In 2012 activist hedge fund titan Bill Ackman announced a $1 billion short of Herbalife stock by his fund, Pershing Square Capital Management.
Making such shorts public is rare, but even more unusual are 342-slide presentations like the one Ackman subsequently delivered arguing that Herbalife's business model amounted to an illegal pyramid scheme. Ackman, of course, is free to make his case to the public in hopes of causing an investor exodus so he can cash in, but his efforts have also been directed at government.
In response, several federal agencies have or are currently conducting investigations. Should his ongoing lobbying for legal action against Herbalife ultimately bear fruit, it could usher in a new era of destructive cronyism.
Although often maligned as destructive – or even unpatriotic – and in need of heavy regulation if not outright banning, short selling overall is beneficial for free markets. It provides a counter to runaway enthusiasm, and when the seller is correct can hasten the removal of a failed business from the market. It is what happens when the bet is wrong that is now of concern thanks to the work of Ackman, or more specifically, what might start happening if his extensive lobbying succeeds and sets a precedent.
In the three plus years since his very public attack on Herbalife, Ackman hasn't simply relied on the facts and his persuasive abilities to get other investors on his side, but has instead sought to wield the power of government to his benefit. If his gambit pays off and regulators sweep in to punish Herbalife, it could encourage other hedge funds to make similar plays, reducing regulators to nothing more than a profit-making tool of financiers to be sicced on any business that they think could make an attractive target.
If government regulators prove to be so obviously beholden to powerful financial interests, it will start a new lobbying rush on Washington, D.C. The more that government picks winners and losers, the more it redirects resources away from the productive sector of the economy and toward the parasitic class. It also orients businesses even more toward pleasing politicians and regulators instead of customers.
Ackman has staked his hopes on the idea that because Herbalife is multilevel marketer, it must therefore be an illegal pyramid scheme. He wants government regulators to shut it down on the basis, allowing him to cash in on the short.
The $35-billion-per-year multilevel marketing industry features household names like Avon and Tupperware, and is characterized by its use of independent contractors to distribute product as well as recruit additional distributors. Despite the insistence of some critics that all multilevel marketers are illegitimate, the Federal Trade Commission in 1979 gave its blessing to the structure as a legitimate business model so long as they adhere to certain safeguards aimed at ensuring sustainability. Specifically, recruitment itself shouldn't be the primary source of revenue. The company should actually move product, and not just to its distributors as the final destination.
As far as the law as currently understood is concerned, it's not enough to simply point to the structure of the company as a multilevel marketer to prove it is a pyramid scheme.

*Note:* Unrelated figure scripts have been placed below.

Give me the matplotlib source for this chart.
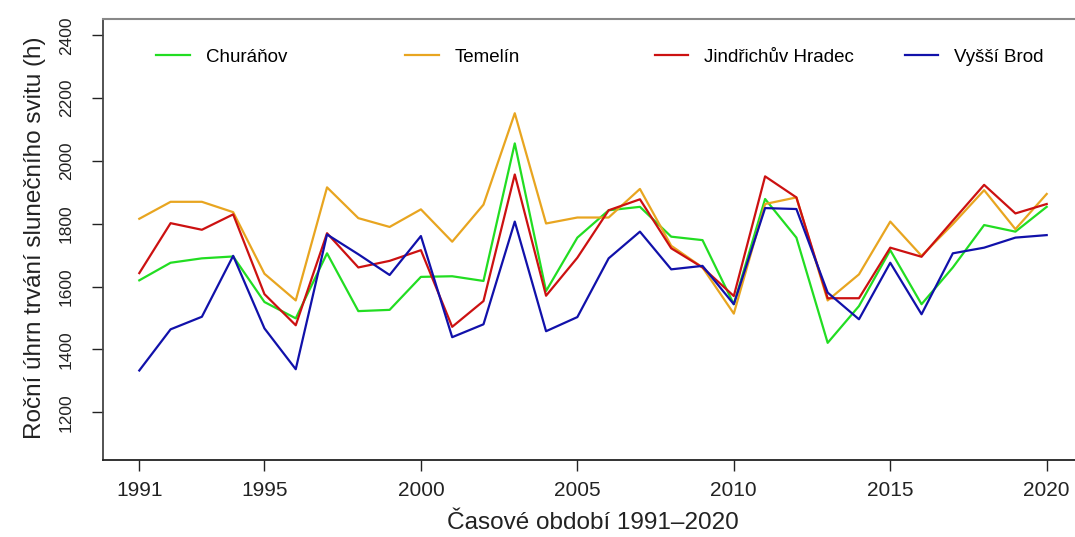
import matplotlib
matplotlib.use("Agg")
import matplotlib.pyplot as plt
from matplotlib.lines import Line2D
from matplotlib.legend import Legend

years = list(range(1991, 2021))

churanov = [1620, 1676, 1690, 1696, 1551, 1499, 1706, 1522, 1526, 1631,
            1633, 1618, 2056, 1586, 1756, 1843, 1854, 1759, 1748, 1544,
            1879, 1756, 1421, 1538, 1716, 1544, 1661, 1796, 1775, 1854]
temelin = [1816, 1870, 1870, 1837, 1641, 1556, 1916, 1818, 1790, 1846,
           1743, 1861, 2152, 1801, 1820, 1820, 1911, 1730, 1661, 1514,
           1863, 1884, 1556, 1639, 1807, 1698, 1799, 1907, 1783, 1895]
jhradec = [1643, 1802, 1781, 1830, 1576, 1477, 1770, 1661, 1682, 1716,
           1472, 1554, 1957, 1571, 1692, 1843, 1878, 1722, 1661, 1570,
           1951, 1884, 1563, 1563, 1724, 1695, 1810, 1924, 1833, 1863]
vyssi_brod = [1333, 1464, 1504, 1698, 1467, 1337, 1766, 1703, 1637, 1761,
              1439, 1480, 1807, 1458, 1503, 1690, 1775, 1655, 1666, 1544,
              1850, 1847, 1581, 1496, 1676, 1512, 1706, 1724, 1756, 1764]

series_names = ["Churáňov", "Temelín", "Jindřichův Hradec", "Vyšší Brod"]
series_values = [churanov, temelin, jhradec, vyssi_brod]
colors = ["#22DD22", "#E8A520", "#CC1111", "#1111AA"]

x_ticks = [1991, 1995, 2000, 2005, 2010, 2015, 2020]
y_ticks = [1200, 1400, 1600, 1800, 2000, 2200, 2400]

plt.rcParams['font.family'] = ['Liberation Sans', 'DejaVu Sans']

fig = plt.figure(figsize=(10.75, 5.37), dpi=100)
ax = fig.add_axes([103/1075, 77/537, 980/1075, 441/537])

for name, vals, c in zip(series_names, series_values, colors):
    ax.plot(years, vals, color=c, lw=1.6, label=name)

ax.set_xlim(1989.84, 2021.16)
ax.set_ylim(1048, 2452)
ax.set_xticks(x_ticks)
ax.set_yticks(y_ticks)
ax.tick_params(axis='x', labelsize=15, length=8, width=1, pad=7, colors='#222222')
ax.tick_params(axis='y', labelsize=12.5, length=8, width=1, pad=13, colors='#222222',
               labelrotation=90)
for lab in ax.get_yticklabels():
    lab.set_va('center')

ax.spines['right'].set_visible(False)
ax.spines['top'].set_color('#888888')
ax.spines['top'].set_linewidth(1.5)
ax.spines['left'].set_color('#444444')
ax.spines['left'].set_linewidth(1.3)
ax.spines['bottom'].set_color('#222222')
ax.spines['bottom'].set_linewidth(1.3)

ax.set_xlabel("Časové období 1991–2020", fontsize=17.5, color='#222222')
ax.xaxis.set_label_coords(0.5, -0.118)
ax.set_ylabel("Roční úhrn trvání slunečního svitu (h)", fontsize=17.5, color='#222222')
ax.yaxis.set_label_coords(-0.058, 0.505)

leg_x = [0.0541, 0.3082, 0.563, 0.818]
for name, c, lx in zip(series_names, colors, leg_x):
    h = Line2D([], [], color=c, lw=1.6)
    lg = Legend(ax, [h], [name], loc='center left',
                bbox_to_anchor=(lx, 0.9127), frameon=False, fontsize=13.5,
                borderpad=0, borderaxespad=0, handlelength=1.8,
                handletextpad=0.84)
    ax.add_artist(lg)

fig.savefig("out.png", dpi=100)
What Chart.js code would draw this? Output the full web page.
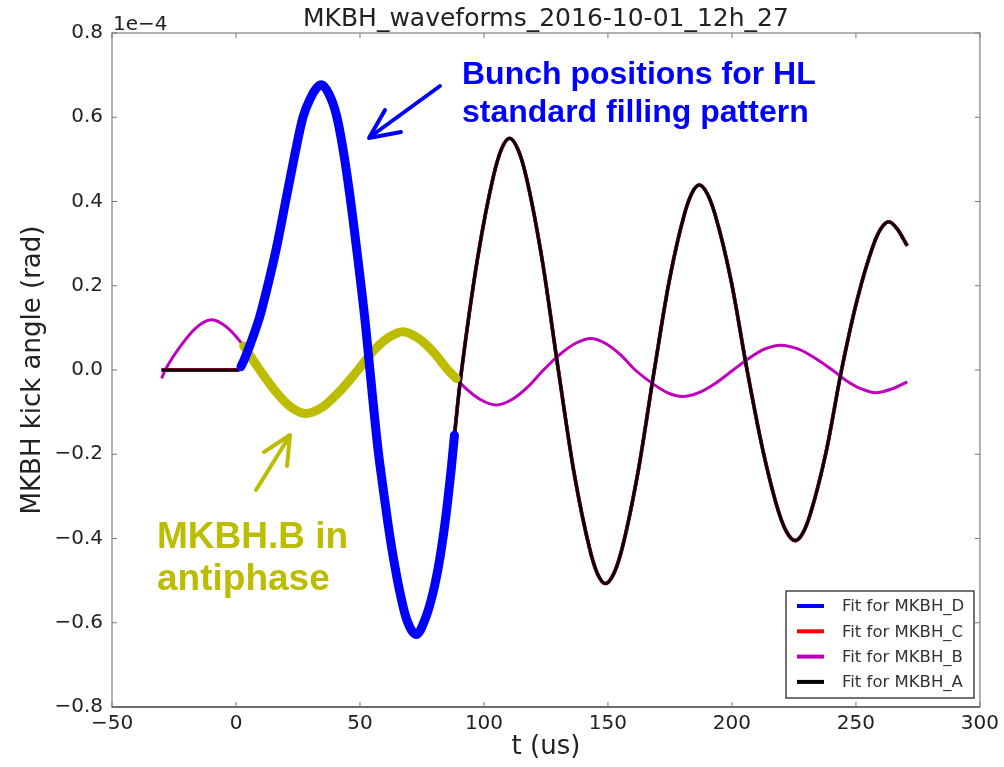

Despite hiring lobbyists and drawing from his considerable funds to hunt for victims and connect them with regulators, officials so far have not been convinced of Ackman's charges. According to a recent report from the Wall Street Journal, investigations by both the FBI and the U.S. Attorney's office failed to find evidence of criminal wrongdoing. Investors aren't buying it either, as Herbalife stock – while volatile with so much Ackman-induced legal uncertainty – has not declined as he hoped it would.
It's not over yet, however, as Ackman has also enlisted congressmen in his crusade by convincing them to write to the Federal Trade Commission, and he has made presentations to the Securities and Exchange Commission and other federal agencies in hopes of using the government to accomplish what his lengthy presentations have not: a major hit to Herbalife stock.
While there's always the possibility of some new revelation in the future, or a change in government rules, right now it's hard to see how Herbalife qualifies as a pyramid scheme. It has done business for 35 years, which excepting the government-backed Social Security system is much longer than pyramid schemes usually last. And unlike more suspect multilevel marketers, the $5 billion-in-revenue Herbalife moves substantial product. Its main offering, a meal-replacement shake, sells more than its top three competitors – including SlimFast – combined.
Bill Ackman has every right to scream that Herbalife is a pyramid scheme, and should perhaps be commended for putting his money where his mouth is, but it would set a terrible precedent should government now step in to bail him out. If rich hedge fund managers can simply call on regulators to target companies when fellow investors fail to respond how they expected, it will only encourage more such destructive predation in the future.